╭─ DATA PROVIDED

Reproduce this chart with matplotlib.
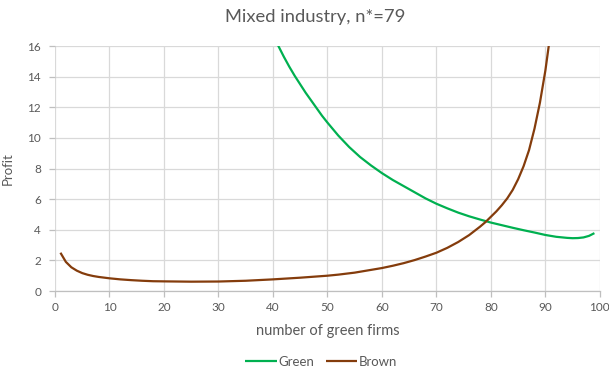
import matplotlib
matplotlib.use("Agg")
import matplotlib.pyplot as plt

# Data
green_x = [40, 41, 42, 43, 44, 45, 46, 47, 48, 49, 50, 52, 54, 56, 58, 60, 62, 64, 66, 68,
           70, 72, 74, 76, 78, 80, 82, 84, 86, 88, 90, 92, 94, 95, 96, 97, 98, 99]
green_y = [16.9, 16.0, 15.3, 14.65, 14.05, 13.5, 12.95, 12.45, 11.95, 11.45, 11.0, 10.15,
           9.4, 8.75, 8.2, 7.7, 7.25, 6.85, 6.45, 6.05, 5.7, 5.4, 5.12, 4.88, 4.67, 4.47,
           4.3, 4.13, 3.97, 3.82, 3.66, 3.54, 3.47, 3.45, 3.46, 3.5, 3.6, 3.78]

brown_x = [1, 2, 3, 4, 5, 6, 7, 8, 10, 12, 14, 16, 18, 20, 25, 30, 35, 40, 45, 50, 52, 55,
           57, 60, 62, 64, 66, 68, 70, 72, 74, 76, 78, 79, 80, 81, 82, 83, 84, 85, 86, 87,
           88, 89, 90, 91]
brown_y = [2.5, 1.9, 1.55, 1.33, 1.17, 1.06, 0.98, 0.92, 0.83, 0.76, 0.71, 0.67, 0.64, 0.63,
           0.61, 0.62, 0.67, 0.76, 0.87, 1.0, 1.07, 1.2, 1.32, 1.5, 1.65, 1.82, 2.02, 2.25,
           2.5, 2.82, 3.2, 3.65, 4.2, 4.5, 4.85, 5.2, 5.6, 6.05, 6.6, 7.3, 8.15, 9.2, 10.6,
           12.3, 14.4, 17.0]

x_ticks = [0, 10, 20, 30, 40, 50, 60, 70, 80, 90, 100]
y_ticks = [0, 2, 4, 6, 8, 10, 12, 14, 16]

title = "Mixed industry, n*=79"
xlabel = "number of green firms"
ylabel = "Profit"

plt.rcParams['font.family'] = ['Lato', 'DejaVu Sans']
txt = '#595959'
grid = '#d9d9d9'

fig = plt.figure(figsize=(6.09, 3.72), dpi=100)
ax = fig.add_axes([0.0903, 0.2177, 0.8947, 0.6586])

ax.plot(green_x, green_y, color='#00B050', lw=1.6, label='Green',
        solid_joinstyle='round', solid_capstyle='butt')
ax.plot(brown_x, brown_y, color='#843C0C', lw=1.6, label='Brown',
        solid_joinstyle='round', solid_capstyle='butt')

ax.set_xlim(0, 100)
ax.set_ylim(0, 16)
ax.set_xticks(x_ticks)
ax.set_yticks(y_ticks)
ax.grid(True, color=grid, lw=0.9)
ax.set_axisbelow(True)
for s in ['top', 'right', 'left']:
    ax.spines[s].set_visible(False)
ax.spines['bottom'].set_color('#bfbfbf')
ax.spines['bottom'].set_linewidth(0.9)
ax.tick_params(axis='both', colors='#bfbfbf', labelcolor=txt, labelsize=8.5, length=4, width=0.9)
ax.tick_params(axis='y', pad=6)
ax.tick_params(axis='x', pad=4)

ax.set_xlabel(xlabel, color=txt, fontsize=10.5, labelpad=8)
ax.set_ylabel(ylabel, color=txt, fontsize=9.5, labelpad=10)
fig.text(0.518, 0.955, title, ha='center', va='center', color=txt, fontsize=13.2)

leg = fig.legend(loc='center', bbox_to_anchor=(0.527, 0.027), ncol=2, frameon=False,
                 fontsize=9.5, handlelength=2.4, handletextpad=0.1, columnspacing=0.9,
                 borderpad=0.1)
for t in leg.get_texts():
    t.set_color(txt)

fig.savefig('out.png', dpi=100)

╰─

▶ **WRITTEN INSTRUCTION**: Starting at the top of the listing above, please restate word for word each line up to and including the one that holds "3.5, 3.6, 3.78]", omitting every image.

▶ **THE SOLUTION**:
Reproduce this chart with matplotlib.
import matplotlib
matplotlib.use("Agg")
import matplotlib.pyplot as plt

# Data
green_x = [40, 41, 42, 43, 44, 45, 46, 47, 48, 49, 50, 52, 54, 56, 58, 60, 62, 64, 66, 68,
           70, 72, 74, 76, 78, 80, 82, 84, 86, 88, 90, 92, 94, 95, 96, 97, 98, 99]
green_y = [16.9, 16.0, 15.3, 14.65, 14.05, 13.5, 12.95, 12.45, 11.95, 11.45, 11.0, 10.15,
           9.4, 8.75, 8.2, 7.7, 7.25, 6.85, 6.45, 6.05, 5.7, 5.4, 5.12, 4.88, 4.67, 4.47,
           4.3, 4.13, 3.97, 3.82, 3.66, 3.54, 3.47, 3.45, 3.46, 3.5, 3.6, 3.78]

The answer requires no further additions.